Figure scripts:

---*---

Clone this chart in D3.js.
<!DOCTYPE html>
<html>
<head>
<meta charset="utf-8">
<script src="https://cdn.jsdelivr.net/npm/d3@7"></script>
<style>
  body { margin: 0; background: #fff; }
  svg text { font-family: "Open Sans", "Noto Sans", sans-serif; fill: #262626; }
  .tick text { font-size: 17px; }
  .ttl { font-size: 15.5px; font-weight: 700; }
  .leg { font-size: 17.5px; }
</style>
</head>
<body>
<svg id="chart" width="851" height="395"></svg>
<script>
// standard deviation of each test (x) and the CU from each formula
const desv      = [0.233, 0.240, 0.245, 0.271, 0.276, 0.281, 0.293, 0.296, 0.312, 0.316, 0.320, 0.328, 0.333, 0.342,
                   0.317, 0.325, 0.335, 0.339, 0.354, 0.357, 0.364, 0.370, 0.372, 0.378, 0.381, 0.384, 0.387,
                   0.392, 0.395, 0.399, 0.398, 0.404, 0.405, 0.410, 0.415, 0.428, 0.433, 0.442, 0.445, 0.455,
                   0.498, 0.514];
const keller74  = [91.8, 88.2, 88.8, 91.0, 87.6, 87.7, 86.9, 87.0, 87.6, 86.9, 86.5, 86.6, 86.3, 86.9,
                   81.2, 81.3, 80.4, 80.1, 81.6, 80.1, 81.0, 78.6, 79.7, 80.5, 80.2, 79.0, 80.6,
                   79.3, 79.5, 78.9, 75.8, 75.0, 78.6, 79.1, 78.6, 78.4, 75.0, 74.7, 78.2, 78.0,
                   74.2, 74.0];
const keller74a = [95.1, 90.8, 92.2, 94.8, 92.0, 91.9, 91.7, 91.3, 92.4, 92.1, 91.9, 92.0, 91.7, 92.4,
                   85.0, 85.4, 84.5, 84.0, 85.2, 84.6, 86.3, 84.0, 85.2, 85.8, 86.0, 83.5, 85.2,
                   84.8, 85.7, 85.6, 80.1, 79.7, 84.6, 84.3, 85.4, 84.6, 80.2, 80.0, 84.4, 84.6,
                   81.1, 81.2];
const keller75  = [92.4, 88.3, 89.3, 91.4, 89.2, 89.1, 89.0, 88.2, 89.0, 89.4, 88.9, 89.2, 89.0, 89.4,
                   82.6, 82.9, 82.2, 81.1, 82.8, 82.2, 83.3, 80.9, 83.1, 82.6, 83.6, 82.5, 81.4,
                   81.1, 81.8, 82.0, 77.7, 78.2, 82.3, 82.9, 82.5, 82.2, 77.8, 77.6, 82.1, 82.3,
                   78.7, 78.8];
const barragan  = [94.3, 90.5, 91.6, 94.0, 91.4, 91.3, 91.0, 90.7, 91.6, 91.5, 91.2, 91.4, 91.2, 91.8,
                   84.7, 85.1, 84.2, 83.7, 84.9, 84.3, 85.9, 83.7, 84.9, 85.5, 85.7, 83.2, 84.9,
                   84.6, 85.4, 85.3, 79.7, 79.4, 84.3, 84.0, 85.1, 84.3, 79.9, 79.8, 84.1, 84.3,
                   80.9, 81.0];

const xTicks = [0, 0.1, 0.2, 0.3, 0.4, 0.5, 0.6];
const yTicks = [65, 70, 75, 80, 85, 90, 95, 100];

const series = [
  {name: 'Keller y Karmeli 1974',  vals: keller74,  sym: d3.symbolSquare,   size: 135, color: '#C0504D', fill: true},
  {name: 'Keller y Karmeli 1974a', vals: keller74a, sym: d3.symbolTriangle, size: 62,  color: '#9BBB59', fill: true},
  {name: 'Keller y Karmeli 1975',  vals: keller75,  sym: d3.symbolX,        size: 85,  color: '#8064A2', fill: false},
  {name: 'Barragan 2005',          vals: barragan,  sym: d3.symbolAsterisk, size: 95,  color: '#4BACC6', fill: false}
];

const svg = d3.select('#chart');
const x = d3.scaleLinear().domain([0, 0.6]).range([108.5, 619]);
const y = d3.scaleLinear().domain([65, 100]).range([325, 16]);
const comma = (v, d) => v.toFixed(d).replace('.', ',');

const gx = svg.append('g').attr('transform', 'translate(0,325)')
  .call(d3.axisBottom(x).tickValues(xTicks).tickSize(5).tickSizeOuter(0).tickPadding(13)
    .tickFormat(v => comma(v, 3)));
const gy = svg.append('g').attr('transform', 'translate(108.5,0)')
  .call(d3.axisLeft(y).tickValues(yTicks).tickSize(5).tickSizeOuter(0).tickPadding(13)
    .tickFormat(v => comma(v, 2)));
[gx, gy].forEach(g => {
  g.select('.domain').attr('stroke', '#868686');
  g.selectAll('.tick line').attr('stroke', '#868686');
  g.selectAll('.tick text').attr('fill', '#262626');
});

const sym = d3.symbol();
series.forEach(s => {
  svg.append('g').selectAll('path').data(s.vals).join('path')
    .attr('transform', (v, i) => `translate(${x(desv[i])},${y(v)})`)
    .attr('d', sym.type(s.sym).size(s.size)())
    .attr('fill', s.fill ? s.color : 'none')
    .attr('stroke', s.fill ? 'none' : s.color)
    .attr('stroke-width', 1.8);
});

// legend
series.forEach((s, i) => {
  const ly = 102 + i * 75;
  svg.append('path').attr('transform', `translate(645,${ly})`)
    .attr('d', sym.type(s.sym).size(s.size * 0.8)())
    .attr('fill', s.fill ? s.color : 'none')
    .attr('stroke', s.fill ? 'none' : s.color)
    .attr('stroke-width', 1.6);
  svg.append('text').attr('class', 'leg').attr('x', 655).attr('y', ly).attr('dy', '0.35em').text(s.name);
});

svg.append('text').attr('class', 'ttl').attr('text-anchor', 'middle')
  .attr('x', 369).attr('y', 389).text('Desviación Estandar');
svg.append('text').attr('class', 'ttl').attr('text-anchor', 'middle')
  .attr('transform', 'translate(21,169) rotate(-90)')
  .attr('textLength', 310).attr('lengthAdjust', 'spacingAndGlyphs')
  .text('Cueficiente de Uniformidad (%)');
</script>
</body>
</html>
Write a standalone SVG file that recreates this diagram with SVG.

---*---

» **YOUR OBJECTIVE**
Transcribe the material above in its entirety. Match it exactly.

» **SOLUTION**
Clone this chart in D3.js.
<!DOCTYPE html>
<html>
<head>
<meta charset="utf-8">
<script src="https://cdn.jsdelivr.net/npm/d3@7"></script>
<style>
  body { margin: 0; background: #fff; }
  svg text { font-family: "Open Sans", "Noto Sans", sans-serif; fill: #262626; }
  .tick text { font-size: 17px; }
  .ttl { font-size: 15.5px; font-weight: 700; }
  .leg { font-size: 17.5px; }
</style>
</head>
<body>
<svg id="chart" width="851" height="395"></svg>
<script>
// standard deviation of each test (x) and the CU from each formula
const desv      = [0.233, 0.240, 0.245, 0.271, 0.276, 0.281, 0.293, 0.296, 0.312, 0.316, 0.320, 0.328, 0.333, 0.342,
                   0.317, 0.325, 0.335, 0.339, 0.354, 0.357, 0.364, 0.370, 0.372, 0.378, 0.381, 0.384, 0.387,
                   0.392, 0.395, 0.399, 0.398, 0.404, 0.405, 0.410, 0.415, 0.428, 0.433, 0.442, 0.445, 0.455,
                   0.498, 0.514];
const keller74  = [91.8, 88.2, 88.8, 91.0, 87.6, 87.7, 86.9, 87.0, 87.6, 86.9, 86.5, 86.6, 86.3, 86.9,
                   81.2, 81.3, 80.4, 80.1, 81.6, 80.1, 81.0, 78.6, 79.7, 80.5, 80.2, 79.0, 80.6,
                   79.3, 79.5, 78.9, 75.8, 75.0, 78.6, 79.1, 78.6, 78.4, 75.0, 74.7, 78.2, 78.0,
                   74.2, 74.0];
const keller74a = [95.1, 90.8, 92.2, 94.8, 92.0, 91.9, 91.7, 91.3, 92.4, 92.1, 91.9, 92.0, 91.7, 92.4,
                   85.0, 85.4, 84.5, 84.0, 85.2, 84.6, 86.3, 84.0, 85.2, 85.8, 86.0, 83.5, 85.2,
                   84.8, 85.7, 85.6, 80.1, 79.7, 84.6, 84.3, 85.4, 84.6, 80.2, 80.0, 84.4, 84.6,
                   81.1, 81.2];
const keller75  = [92.4, 88.3, 89.3, 91.4, 89.2, 89.1, 89.0, 88.2, 89.0, 89.4, 88.9, 89.2, 89.0, 89.4,
                   82.6, 82.9, 82.2, 81.1, 82.8, 82.2, 83.3, 80.9, 83.1, 82.6, 83.6, 82.5, 81.4,
                   81.1, 81.8, 82.0, 77.7, 78.2, 82.3, 82.9, 82.5, 82.2, 77.8, 77.6, 82.1, 82.3,
                   78.7, 78.8];
const barragan  = [94.3, 90.5, 91.6, 94.0, 91.4, 91.3, 91.0, 90.7, 91.6, 91.5, 91.2, 91.4, 91.2, 91.8,
                   84.7, 85.1, 84.2, 83.7, 84.9, 84.3, 85.9, 83.7, 84.9, 85.5, 85.7, 83.2, 84.9,
                   84.6, 85.4, 85.3, 79.7, 79.4, 84.3, 84.0, 85.1, 84.3, 79.9, 79.8, 84.1, 84.3,
                   80.9, 81.0];

const xTicks = [0, 0.1, 0.2, 0.3, 0.4, 0.5, 0.6];
const yTicks = [65, 70, 75, 80, 85, 90, 95, 100];

const series = [
  {name: 'Keller y Karmeli 1974',  vals: keller74,  sym: d3.symbolSquare,   size: 135, color: '#C0504D', fill: true},
  {name: 'Keller y Karmeli 1974a', vals: keller74a, sym: d3.symbolTriangle, size: 62,  color: '#9BBB59', fill: true},
  {name: 'Keller y Karmeli 1975',  vals: keller75,  sym: d3.symbolX,        size: 85,  color: '#8064A2', fill: false},
  {name: 'Barragan 2005',          vals: barragan,  sym: d3.symbolAsterisk, size: 95,  color: '#4BACC6', fill: false}
];

const svg = d3.select('#chart');
const x = d3.scaleLinear().domain([0, 0.6]).range([108.5, 619]);
const y = d3.scaleLinear().domain([65, 100]).range([325, 16]);
const comma = (v, d) => v.toFixed(d).replace('.', ',');

const gx = svg.append('g').attr('transform', 'translate(0,325)')
  .call(d3.axisBottom(x).tickValues(xTicks).tickSize(5).tickSizeOuter(0).tickPadding(13)
    .tickFormat(v => comma(v, 3)));
const gy = svg.append('g').attr('transform', 'translate(108.5,0)')
  .call(d3.axisLeft(y).tickValues(yTicks).tickSize(5).tickSizeOuter(0).tickPadding(13)
    .tickFormat(v => comma(v, 2)));
[gx, gy].forEach(g => {
  g.select('.domain').attr('stroke', '#868686');
  g.selectAll('.tick line').attr('stroke', '#868686');
  g.selectAll('.tick text').attr('fill', '#262626');
});

const sym = d3.symbol();
series.forEach(s => {
  svg.append('g').selectAll('path').data(s.vals).join('path')
    .attr('transform', (v, i) => `translate(${x(desv[i])},${y(v)})`)
    .attr('d', sym.type(s.sym).size(s.size)())
    .attr('fill', s.fill ? s.color : 'none')
    .attr('stroke', s.fill ? 'none' : s.color)
    .attr('stroke-width', 1.8);
});

// legend
series.forEach((s, i) => {
  const ly = 102 + i * 75;
  svg.append('path').attr('transform', `translate(645,${ly})`)
    .attr('d', sym.type(s.sym).size(s.size * 0.8)())
    .attr('fill', s.fill ? s.color : 'none')
    .attr('stroke', s.fill ? 'none' : s.color)
    .attr('stroke-width', 1.6);
  svg.append('text').attr('class', 'leg').attr('x', 655).attr('y', ly).attr('dy', '0.35em').text(s.name);
});

svg.append('text').attr('class', 'ttl').attr('text-anchor', 'middle')
  .attr('x', 369).attr('y', 389).text('Desviación Estandar');
svg.append('text').attr('class', 'ttl').attr('text-anchor', 'middle')
  .attr('transform', 'translate(21,169) rotate(-90)')
  .attr('textLength', 310).attr('lengthAdjust', 'spacingAndGlyphs')
  .text('Cueficiente de Uniformidad (%)');
</script>
</body>
</html>
Write a standalone SVG file that recreates this diagram with SVG.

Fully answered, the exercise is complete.